香港での撮影は2ヶ月ほど続き、その後、日本での撮影、アメリカでのアフレコ、そして再び日本での編集と字幕付けの仕事が全部で半年ほど掛かった。その間、オンディーヌは息子とまたバリ島へ行って彼女の母親と過ごしていたので、ぼくは一人で考える時間がいっぱいあった。映画の仕事が終わる頃、ぼくは彼女との離婚を決意していた。

映画の仕事が終了すると、ぼくはオーストラリアへ戻ることを断念し、今住んでいる、横浜の実家へ転がり込んだ。オーストラリアでの仕事は全て友人に譲ってしまっていたし、人生を今一度、リセットしてみたかったのだ。ぼくはここでフリーランスの仕事をしながら母とともに2年間、息子のシャーの面倒をみた。その内、東京のFMラジオ局、J-WAVEでのDJの仕事が決まり、日本での生活もやっと安定したものになった。それから間もなく、オンディーヌとの離婚が成立し、彼女はシャーを連れてバリ島の母の元へと帰って行った。

シドニーの我が家へは一度だけ訪ねていった。オンディーヌと別れて3年ほど経った頃だろうか。ぼくはラジオの仕事でシドニーを訪れ、オーストラリアに戻っていた息子に会いに行ったのだ。

家は懐かしかったけど、レイディもスナッピーもウーパーもルーパーももうそこにはいなかった。レイディとスナッピーはオンディーヌの父親のもとに貰われていき、ウーパーとルーパーは死んでしまっていた。オンディーヌはそれから数年後、この家を売ってシャーとクイーンズランドの田舎へ引っ越して行ったので、家を見るのはこれが最後だった。
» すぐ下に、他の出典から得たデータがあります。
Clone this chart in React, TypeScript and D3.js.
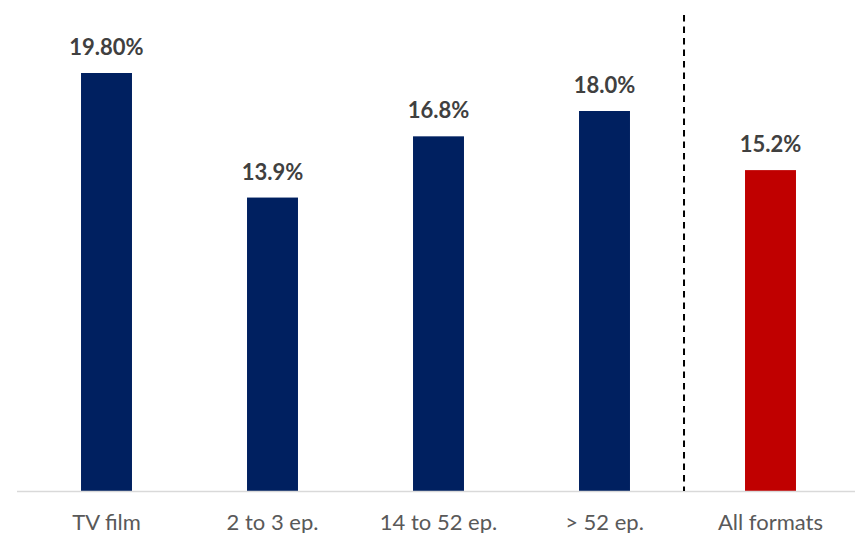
import React from "react";
import * as d3 from "d3";

const categories = ["TV film", "2 to 3 ep.", "14 to 52 ep.", "> 52 ep.", "All formats"];
const values = [19.8, 13.9, 16.8, 18.0, 15.2];
const valueLabels = ["19.80%", "13.9%", "16.8%", "18.0%", "15.2%"];
const highlight = [false, false, false, false, true];

const W = 855;
const H = 533;

export default function App() {
  const x = d3
    .scaleBand<string>()
    .domain(categories)
    .range([23.5, 853.5])
    .paddingInner(0.693)
    .paddingOuter(0.3465);
  const y = d3.scaleLinear().domain([0, 19.8]).range([491, 73]);
  const sepX = x("All formats")! - 61;

  return (
    <svg
      width={W}
      height={H}
      style={{ position: "absolute", left: 0, top: 0, background: "#fff" }}
      fontFamily="Lato, 'Open Sans', sans-serif"
    >
      {categories.map((c, i) => (
        <g key={c}>
          <rect
            x={x(c)}
            y={y(values[i])}
            width={x.bandwidth()}
            height={y(0) - y(values[i])}
            fill={highlight[i] ? "#C00000" : "#002060"}
          />
          <text
            x={x(c)! + x.bandwidth() / 2}
            y={y(values[i]) - 18}
            textAnchor="middle"
            fontWeight="bold"
            fontSize={22}
            fill="#404040"
          >
            {valueLabels[i]}
          </text>
          <text
            x={x(c)! + x.bandwidth() / 2}
            y={530}
            textAnchor="middle"
            fontSize={22}
            fill="#595959"
          >
            {c}
          </text>
        </g>
      ))}
      <line x1={17} x2={855} y1={y(0) + 0.5} y2={y(0) + 0.5} stroke="#d9d9d9" strokeWidth={1.5} />
      <line
        x1={sepX}
        x2={sepX}
        y1={15}
        y2={491}
        stroke="#000"
        strokeWidth={2}
        strokeDasharray="6.5,5"
      />
    </svg>
  );
}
話を現在に戻すと、家の建て替えの契約をA社と結んだ今、ぼくと妻のリコはバスやキッチンやトイレの設備の会社を週に1回や2回の割合で見にいっている。どの会社の製品も気に入ったところもあるし、そうでないところもあり、たくさん見ていくうちにどれがどれだったか分からなくなっていくが、リコと感想を言い合いながらショールームを回るのは決してつまらない体験ではない。

つい先日、某社のキッチンのカップボードをチェックしているとき、フッとシドニーの家のことを思い出した。新居に入った翌日、オンディーヌはキッチンが気に入らないと言って、ハンマーでカップボードを破壊し始めた。ぼくが呆然と見守る中、彼女は弟の力を借りて、結局2日でキッチンのほとんどの設備を粉々にした。でも、それからぼくが香港へ行くまでの3年間、キッチンは修復されることなく、半壊状態のまま放置されていた。そう、キッチンだけが、まるで戦時下で砲弾を受けた家のような状態だった。

なぜだろう、あの嵐の中で揉まれているような日々のことを思い出した途端、あのテラスハウスのことが、そう、ぼくが初めて所有したシドニーのあの家のことが、たまらなく懐かしく感じられた。